My friend Eddie Arthur, who blogs at Kouya Chronicle, recently drew my attention to this new open access theology journal.
According to the website:
‘Soma is an international, peer-reviewed, open-access theology journal published online in the heart of Africa. The title, Soma, is a hybridized word. In Greek it is a noun. It means “body”. In Swahili it is a verb. It means “to read” or “to study”. This journal seeks to develop a body of theological knowledge, practice, and reflection across languages, cultures, disciplines and economic backgrounds. In these interstitial spaces and moments theological discourses and theological counter-discourses will emerge. Consequently, while the journal is interested in modern theology generally, it will give priority to theologizing that is consciously done on the boundaries or margins of well-established theological discourses and theologizing that is done on the boundaries or margins of society.’
In the Editorial, Robert S. Heaney of St. John’s University of Tanzania, Dodoma, writes:
‘The launch issue addresses “Theology and Globalization”, with contributors seeking ‘to unveil and question the imperialist nature of theologizing in ancient and modern times’, and ‘to propose theological responses to globalization and... interrogate already existing responses to empire and globalization’.

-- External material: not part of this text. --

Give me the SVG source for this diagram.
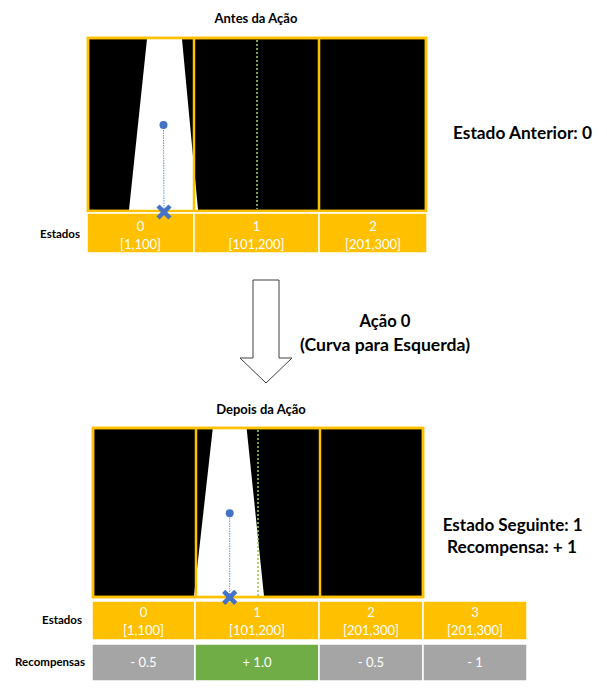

In addition to an editorial on kingdom and empire by Rowan Williams, the main articles are as follows:
Joerg Rieger
Between Accommodation and Resistance: Theology in a Globalizing World
Peter Hatton
‘Age After Age...’ The Old Testament and Empire
In a way that, to some extent, parallels the modern ‘neo-liberal world order’, the rulers of the Neo-Assyrian Empire, prompted by the belief that the gods had made them ‘true shepherds’ of the peoples known to them, enforced their hegemony over the ancient Near East, exercising brutal military power but managing diversity and displaying a certain tolerance of local cultural and religious autonomies. Their policies were both novel and durable. They were adopted by the Babylonian, Persian and Seleucid Empires that followed Assyria and so form the context within which the Old Testament Scriptures were composed. These Scriptures do not seek to answer the imperial monologue with another but, secure within a distinctive religious, linguistic and cultural tradition, consider the claims and performance of Empire in a dialogic fashion.
Susan Abraham
What Does Mumbai Have to do with Rome? Postcolonial Perspectives on Globalization and Theology
Does postcolonial theory that cogently presents postcolonial perspectives on globalization have relevance for theology? The article argues that postcolonial theory’s emphasis on eschewing identity-based strategies for liberation is an urgent necessity in a globalized and militarized world. Postcolonial theorists seek justice and care for the poorest women and children of the Global South, arguing that these concerns should be part of theological and religious agenda.
Jonathan S. Barnes
Christian Ecumenical Partnership from Edinburgh 2010 to the Present: The Home Base, Education, and the Persistence of a Global Church Perspective
The idea of partnership between churches of the West and those of other parts of the world was, at least in its nascent stage, part of ecumenical discussions at the World Missionary Conference in Edinburgh (1910). However, a review of the Edinburgh Conference’s Commission VI report on the home base reveals that the concept of Christendom was the dominant worldview of those present, overriding other contesting views. Further, when tracing the history of ecumenical relationships from Edinburgh 1910 to the present, it is evident that the Christendom worldview continues to persist among the constituents of the Western churches, with negative effects on partnership efforts. In reviewing this history, Lamin Sanneh’s typology of churches as either Global (the churches of the North or Western World, also formerly known as ‘sending’ or ‘older’ churches) or World (the churches of the South and East, formerly known as ‘receiving’ or ‘younger’ churches) will provide the critical lens through which this history is understood, for if the goal of ecumenical partnerships is to be realized, the members of the home base must stop seeing mission as expansion and lose the desire to remake others in their image; in short, they must become, in their worldview and ethos, World Christians.